>>>>

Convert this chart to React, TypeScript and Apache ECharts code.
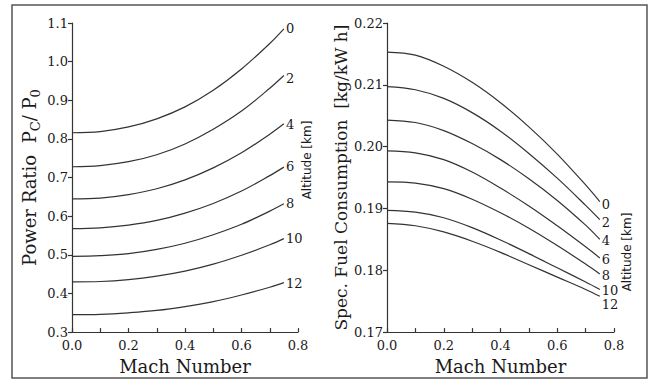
import React, { useEffect, useRef } from 'react';
import * as echarts from 'echarts';

// Mach numbers at which the curves were read
const mach = [0, 0.1, 0.2, 0.3, 0.4, 0.5, 0.6, 0.7, 0.75];
const altitudes = ['0', '2', '4', '6', '8', '10', '12'];

// Power ratio Pc/P0 per altitude (km)
const power0 = [0.816, 0.819, 0.831, 0.852, 0.883, 0.926, 0.981, 1.047, 1.085];
const power2 = [0.728, 0.731, 0.741, 0.759, 0.787, 0.825, 0.872, 0.931, 0.964];
const power4 = [0.645, 0.647, 0.656, 0.671, 0.694, 0.725, 0.764, 0.812, 0.839];
const power6 = [0.568, 0.570, 0.577, 0.589, 0.608, 0.633, 0.665, 0.705, 0.727];
const power8 = [0.496, 0.498, 0.503, 0.514, 0.530, 0.552, 0.579, 0.613, 0.632];
const power10 = [0.430, 0.431, 0.436, 0.445, 0.458, 0.476, 0.499, 0.526, 0.542];
const power12 = [0.345, 0.346, 0.350, 0.356, 0.366, 0.379, 0.396, 0.416, 0.428];

// Specific fuel consumption [kg/kW h] per altitude (km)
const sfc0 = [0.2153, 0.2148, 0.2130, 0.2104, 0.2071, 0.2032, 0.1988, 0.1938, 0.1911];
const sfc2 = [0.2097, 0.2092, 0.2078, 0.2055, 0.2025, 0.1989, 0.1949, 0.1905, 0.1882];
const sfc4 = [0.2043, 0.2039, 0.2026, 0.2005, 0.1979, 0.1948, 0.1913, 0.1873, 0.1850];
const sfc6 = [0.1993, 0.1990, 0.1979, 0.1959, 0.1933, 0.1904, 0.1872, 0.1838, 0.1820];
const sfc8 = [0.1943, 0.1941, 0.1932, 0.1915, 0.1893, 0.1868, 0.1840, 0.1810, 0.1794];
const sfc10 = [0.1897, 0.1894, 0.1885, 0.1869, 0.1849, 0.1827, 0.1804, 0.1781, 0.1769];
const sfc12 = [0.1876, 0.1872, 0.1862, 0.1847, 0.1829, 0.1809, 0.1789, 0.1769, 0.1758];

const powerSeries = [power0, power2, power4, power6, power8, power10, power12];
const sfcSeries = [sfc0, sfc2, sfc4, sfc6, sfc8, sfc10, sfc12];

// label offsets (layout only)
const powerLabelOffsets = [[2, 0], [2, 3], [2, 1], [2, -1], [2, 0], [2, 0], [2, 1]];
const sfcLabelOffsets = [[2, 3], [2, 3], [2, 1], [2, 2], [2, 2], [2, 1], [2, 8]];

const SERIF = 'DejaVu Serif';
const INK = '#1a1a1a';
const LINE = '#333';

export default function App() {
  const ref = useRef<HTMLDivElement>(null);
  useEffect(() => {
    const chart = echarts.init(ref.current!, null, { renderer: 'svg' });

    const xAxisBase = (gridIndex: number) => ({
      type: 'value',
      gridIndex,
      min: 0,
      max: 0.8,
      interval: 0.2,
      name: 'Mach Number',
      nameLocation: 'middle',
      nameGap: 23,
      nameTextStyle: { fontFamily: SERIF, fontSize: 18, color: INK },
      axisLine: { show: true, lineStyle: { color: LINE, width: 1.2 } },
      axisTick: { show: true, inside: true, length: 4, lineStyle: { color: LINE, width: 1.2 } },
      minorTick: { show: true, splitNumber: 2, length: 4, lineStyle: { color: LINE, width: 1.2 } },
      splitLine: { show: false },
      axisLabel: {
        fontFamily: SERIF,
        fontSize: 13,
        lineHeight: 13,
        color: INK,
        margin: 7,
        formatter: (v: number) => v.toFixed(1),
      },
    });

    const series: any[] = [];
    powerSeries.forEach((vals, i) => {
      series.push({
        type: 'line',
        name: altitudes[i],
        xAxisIndex: 0,
        yAxisIndex: 0,
        data: mach.map((m, j) => [m, vals[j]]),
        smooth: 0.35,
        showSymbol: false,
        lineStyle: { color: LINE, width: 1.2 },
        endLabel: {
          show: true,
          formatter: altitudes[i],
          fontFamily: SERIF,
          fontSize: 13,
          color: INK,
          distance: 0,
          offset: powerLabelOffsets[i],
        },
      });
    });
    sfcSeries.forEach((vals, i) => {
      series.push({
        type: 'line',
        name: altitudes[i],
        xAxisIndex: 1,
        yAxisIndex: 1,
        data: mach.map((m, j) => [m, vals[j]]),
        smooth: 0.35,
        showSymbol: false,
        lineStyle: { color: LINE, width: 1.2 },
        endLabel: {
          show: true,
          formatter: altitudes[i],
          fontFamily: SERIF,
          fontSize: 13,
          color: INK,
          distance: 0,
          offset: sfcLabelOffsets[i],
        },
      });
    });

    const yLabel = (digits: number) => ({
      fontFamily: SERIF,
      fontSize: 13,
      lineHeight: 13,
      color: INK,
      margin: 4,
      formatter: (v: number) => v.toFixed(digits),
    });

    const option: any = {
      animation: false,
      backgroundColor: '#fff',
      grid: [
        { left: 72, top: 23, width: 226, height: 311 },
        { left: 387, top: 23, width: 227, height: 310 },
      ],
      xAxis: [xAxisBase(0), xAxisBase(1)],
      yAxis: [
        {
          type: 'value',
          gridIndex: 0,
          min: 0.3,
          max: 1.1,
          interval: 0.1,
          name: '{a|Power Ratio  P}{s|C}{a|/ P}{s|0}',
          nameLocation: 'middle',
          nameGap: 30,
          nameTextStyle: {
            color: INK,
            rich: {
              a: { fontFamily: SERIF, fontSize: 18, color: INK, lineHeight: 26 },
              s: { fontFamily: SERIF, fontSize: 13, color: INK, lineHeight: 26, verticalAlign: 'bottom' },
            },
          },
          axisLine: { show: true, lineStyle: { color: LINE, width: 1.2 } },
          axisTick: { show: true, length: 4, lineStyle: { color: LINE, width: 1.2 } },
          splitLine: { show: false },
          axisLabel: yLabel(1),
        },
        {
          type: 'value',
          gridIndex: 1,
          min: 0.17,
          max: 0.22,
          interval: 0.01,
          name: 'Spec. Fuel Consumption  [kg/kW h]',
          nameLocation: 'middle',
          nameGap: 38,
          nameTextStyle: { fontFamily: SERIF, fontSize: 17, color: INK },
          axisLine: { show: true, lineStyle: { color: LINE, width: 1.2 } },
          axisTick: { show: true, length: 4, lineStyle: { color: LINE, width: 1.2 } },
          splitLine: { show: false },
          axisLabel: yLabel(2),
        },
      ],
      graphic: [
        {
          type: 'rect',
          shape: { x: 12, y: 5, width: 635, height: 373 },
          style: { fill: 'none', stroke: '#555', lineWidth: 1.5 },
          silent: true,
        },
        {
          type: 'text',
          x: 307,
          y: 160,
          rotation: Math.PI / 2,
          style: {
            text: 'Altitude [km]',
            fontFamily: 'DejaVu Sans',
            fontSize: 12,
            fill: INK,
            align: 'center',
            verticalAlign: 'middle',
          },
        },
        {
          type: 'text',
          x: 627,
          y: 252,
          rotation: Math.PI / 2,
          style: {
            text: 'Altitude [km]',
            fontFamily: 'DejaVu Sans',
            fontSize: 12,
            fill: INK,
            align: 'center',
            verticalAlign: 'middle',
          },
        },
      ],
      series,
    };
    chart.setOption(option);
    return () => chart.dispose();
  }, []);
  return (
    <div
      ref={ref}
      style={{ position: 'absolute', left: 0, top: 0, width: 648, height: 380, background: '#fff' }}
    />
  );
}
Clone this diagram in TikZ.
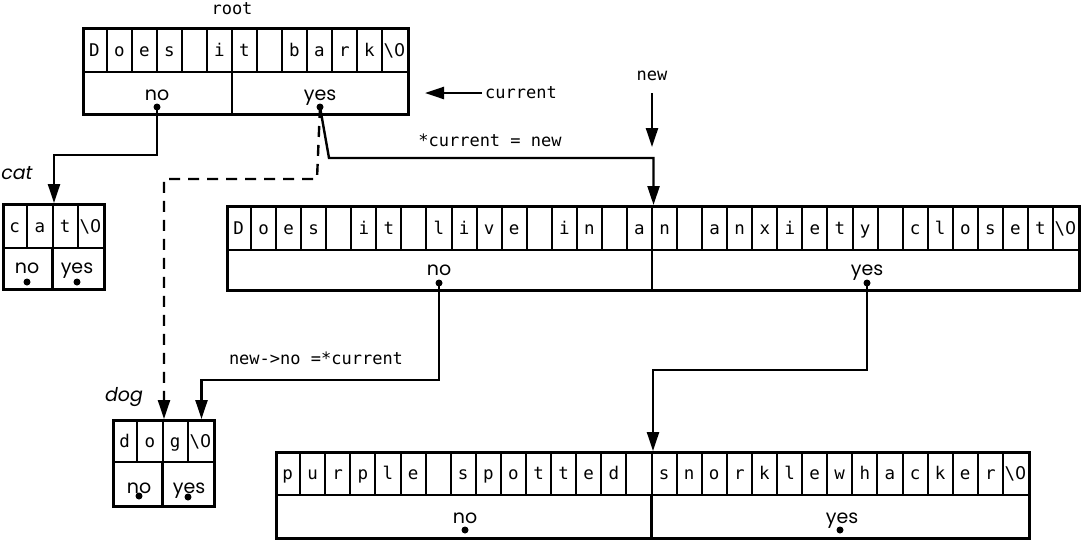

<<<<

WORK TO DO:
Omit pictures; set down the rest of the material word for word.

COMPLETE OUTPUT:
Convert this chart to React, TypeScript and Apache ECharts code.
import React, { useEffect, useRef } from 'react';
import * as echarts from 'echarts';

// Mach numbers at which the curves were read
const mach = [0, 0.1, 0.2, 0.3, 0.4, 0.5, 0.6, 0.7, 0.75];
const altitudes = ['0', '2', '4', '6', '8', '10', '12'];

// Power ratio Pc/P0 per altitude (km)
const power0 = [0.816, 0.819, 0.831, 0.852, 0.883, 0.926, 0.981, 1.047, 1.085];
const power2 = [0.728, 0.731, 0.741, 0.759, 0.787, 0.825, 0.872, 0.931, 0.964];
const power4 = [0.645, 0.647, 0.656, 0.671, 0.694, 0.725, 0.764, 0.812, 0.839];
const power6 = [0.568, 0.570, 0.577, 0.589, 0.608, 0.633, 0.665, 0.705, 0.727];
const power8 = [0.496, 0.498, 0.503, 0.514, 0.530, 0.552, 0.579, 0.613, 0.632];
const power10 = [0.430, 0.431, 0.436, 0.445, 0.458, 0.476, 0.499, 0.526, 0.542];
const power12 = [0.345, 0.346, 0.350, 0.356, 0.366, 0.379, 0.396, 0.416, 0.428];

// Specific fuel consumption [kg/kW h] per altitude (km)
const sfc0 = [0.2153, 0.2148, 0.2130, 0.2104, 0.2071, 0.2032, 0.1988, 0.1938, 0.1911];
const sfc2 = [0.2097, 0.2092, 0.2078, 0.2055, 0.2025, 0.1989, 0.1949, 0.1905, 0.1882];
const sfc4 = [0.2043, 0.2039, 0.2026, 0.2005, 0.1979, 0.1948, 0.1913, 0.1873, 0.1850];
const sfc6 = [0.1993, 0.1990, 0.1979, 0.1959, 0.1933, 0.1904, 0.1872, 0.1838, 0.1820];
const sfc8 = [0.1943, 0.1941, 0.1932, 0.1915, 0.1893, 0.1868, 0.1840, 0.1810, 0.1794];
const sfc10 = [0.1897, 0.1894, 0.1885, 0.1869, 0.1849, 0.1827, 0.1804, 0.1781, 0.1769];
const sfc12 = [0.1876, 0.1872, 0.1862, 0.1847, 0.1829, 0.1809, 0.1789, 0.1769, 0.1758];

const powerSeries = [power0, power2, power4, power6, power8, power10, power12];
const sfcSeries = [sfc0, sfc2, sfc4, sfc6, sfc8, sfc10, sfc12];

// label offsets (layout only)
const powerLabelOffsets = [[2, 0], [2, 3], [2, 1], [2, -1], [2, 0], [2, 0], [2, 1]];
const sfcLabelOffsets = [[2, 3], [2, 3], [2, 1], [2, 2], [2, 2], [2, 1], [2, 8]];

const SERIF = 'DejaVu Serif';
const INK = '#1a1a1a';
const LINE = '#333';

export default function App() {
  const ref = useRef<HTMLDivElement>(null);
  useEffect(() => {
    const chart = echarts.init(ref.current!, null, { renderer: 'svg' });

    const xAxisBase = (gridIndex: number) => ({
      type: 'value',
      gridIndex,
      min: 0,
      max: 0.8,
      interval: 0.2,
      name: 'Mach Number',
      nameLocation: 'middle',
      nameGap: 23,
      nameTextStyle: { fontFamily: SERIF, fontSize: 18, color: INK },
      axisLine: { show: true, lineStyle: { color: LINE, width: 1.2 } },
      axisTick: { show: true, inside: true, length: 4, lineStyle: { color: LINE, width: 1.2 } },
      minorTick: { show: true, splitNumber: 2, length: 4, lineStyle: { color: LINE, width: 1.2 } },
      splitLine: { show: false },
      axisLabel: {
        fontFamily: SERIF,
        fontSize: 13,
        lineHeight: 13,
        color: INK,
        margin: 7,
        formatter: (v: number) => v.toFixed(1),
      },
    });

    const series: any[] = [];
    powerSeries.forEach((vals, i) => {
      series.push({
        type: 'line',
        name: altitudes[i],
        xAxisIndex: 0,
        yAxisIndex: 0,
        data: mach.map((m, j) => [m, vals[j]]),
        smooth: 0.35,
        showSymbol: false,
        lineStyle: { color: LINE, width: 1.2 },
        endLabel: {
          show: true,
          formatter: altitudes[i],
          fontFamily: SERIF,
          fontSize: 13,
          color: INK,
          distance: 0,
          offset: powerLabelOffsets[i],
        },
      });
    });
    sfcSeries.forEach((vals, i) => {
      series.push({
        type: 'line',
        name: altitudes[i],
        xAxisIndex: 1,
        yAxisIndex: 1,
        data: mach.map((m, j) => [m, vals[j]]),
        smooth: 0.35,
        showSymbol: false,
        lineStyle: { color: LINE, width: 1.2 },
        endLabel: {
          show: true,
          formatter: altitudes[i],
          fontFamily: SERIF,
          fontSize: 13,
          color: INK,
          distance: 0,
          offset: sfcLabelOffsets[i],
        },
      });
    });

    const yLabel = (digits: number) => ({
      fontFamily: SERIF,
      fontSize: 13,
      lineHeight: 13,
      color: INK,
      margin: 4,
      formatter: (v: number) => v.toFixed(digits),
    });

    const option: any = {
      animation: false,
      backgroundColor: '#fff',
      grid: [
        { left: 72, top: 23, width: 226, height: 311 },
        { left: 387, top: 23, width: 227, height: 310 },
      ],
      xAxis: [xAxisBase(0), xAxisBase(1)],
      yAxis: [
        {
          type: 'value',
          gridIndex: 0,
          min: 0.3,
          max: 1.1,
          interval: 0.1,
          name: '{a|Power Ratio  P}{s|C}{a|/ P}{s|0}',
          nameLocation: 'middle',
          nameGap: 30,
          nameTextStyle: {
            color: INK,
            rich: {
              a: { fontFamily: SERIF, fontSize: 18, color: INK, lineHeight: 26 },
              s: { fontFamily: SERIF, fontSize: 13, color: INK, lineHeight: 26, verticalAlign: 'bottom' },
            },
          },
          axisLine: { show: true, lineStyle: { color: LINE, width: 1.2 } },
          axisTick: { show: true, length: 4, lineStyle: { color: LINE, width: 1.2 } },
          splitLine: { show: false },
          axisLabel: yLabel(1),
        },
        {
          type: 'value',
          gridIndex: 1,
          min: 0.17,
          max: 0.22,
          interval: 0.01,
          name: 'Spec. Fuel Consumption  [kg/kW h]',
          nameLocation: 'middle',
          nameGap: 38,
          nameTextStyle: { fontFamily: SERIF, fontSize: 17, color: INK },
          axisLine: { show: true, lineStyle: { color: LINE, width: 1.2 } },
          axisTick: { show: true, length: 4, lineStyle: { color: LINE, width: 1.2 } },
          splitLine: { show: false },
          axisLabel: yLabel(2),
        },
      ],
      graphic: [
        {
          type: 'rect',
          shape: { x: 12, y: 5, width: 635, height: 373 },
          style: { fill: 'none', stroke: '#555', lineWidth: 1.5 },
          silent: true,
        },
        {
          type: 'text',
          x: 307,
          y: 160,
          rotation: Math.PI / 2,
          style: {
            text: 'Altitude [km]',
            fontFamily: 'DejaVu Sans',
            fontSize: 12,
            fill: INK,
            align: 'center',
            verticalAlign: 'middle',
          },
        },
        {
          type: 'text',
          x: 627,
          y: 252,
          rotation: Math.PI / 2,
          style: {
            text: 'Altitude [km]',
            fontFamily: 'DejaVu Sans',
            fontSize: 12,
            fill: INK,
            align: 'center',
            verticalAlign: 'middle',
          },
        },
      ],
      series,
    };
    chart.setOption(option);
    return () => chart.dispose();
  }, []);
  return (
    <div
      ref={ref}
      style={{ position: 'absolute', left: 0, top: 0, width: 648, height: 380, background: '#fff' }}
    />
  );
}
Clone this diagram in TikZ.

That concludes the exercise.